Why Accurate Cage Selection is Essential for Reliable, Long-term Bearing Operation

December 3, 2018

Looking back a few posts, we seem to be missing a critical part of a bearing’s anatomy. The glossy races and structure rings are there, as are the hardened and ultra-smooth rolling elements. The cage, though, where is this roller retaining section? Correcting this oversight, let’s see which cage types are most viable. Using that last statement as an article segue, here’s why accurate cage selection guidelines are important.

The Role of the Bearing Cage

If only we could view a conventional bearing in some fantastical manner that wasn’t normally possible. Viewed in some kind of cutaway mode, the polished races and ring of concentric ball bearings come into focus. Only, there’s a retaining structure surrounding those lubricated rolling elements. This is the bearing cage. Its job is to evenly space out the balls and to keep them rolling in a radially symmetrical fashion. If that structure was left out of the bearing, the whole device would fly apart as soon as it begun to spin. Transient loads, thrust forces and angularly applied energies, they’re all kept under control by an optimally selected bearing cage.

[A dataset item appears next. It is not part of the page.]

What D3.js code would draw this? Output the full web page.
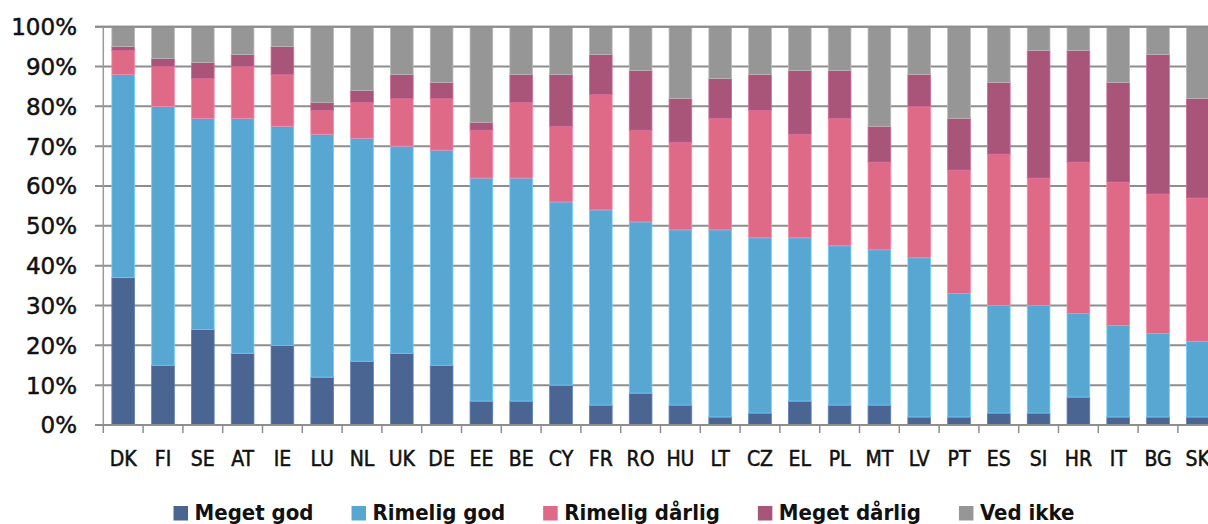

Weighing the Cage Selection Considerations

By intelligently selecting a dimensionally accurate cage size, the engineer is preemptively offsetting the problems listed in the previous paragraph. The inner and outer rings lock together, the rolling elements spin in-line, precisely within the race pathways, and there are no power-impeding oblique forces impacting the rings. They’re retained, held to that one spinning line. Imagine if that weren’t the case. Even if the rings were engineered so that their geometries locked the balls in place, they would perform terribly. The balls wouldn’t be spaced, so they’d contact each other, generate micro welds, and produce large quantities of thermal energy. The entire device would also wobble uncontrollably, with the rolling components staggering incrementally from one side of the ring edge to the other side. Noise, a squealing, squeaking cacophony would radiate loudly.

Thinking about accurate bearing cage selection, when the cage is properly sized, it satisfies a range of challenging engineering specs. High-tolerance dimensionality eliminates noise. There’s no ball rubbing, no micro welds, no damaged race surfaces, and very little thermal loss. Now, with the rolling elements laterally held in-check that previously mentioned wobble factor is zeroed out and the high-performance lifespan of the caged bearing is maximized. Incidentally, the above problems and solutions are influenced by ring circumferences, but they’re also impacted by cage types. Among them, there are one-piece steel crowns, hemispherical metal and nylon types, and many more element-retaining options. These, too, require careful selection.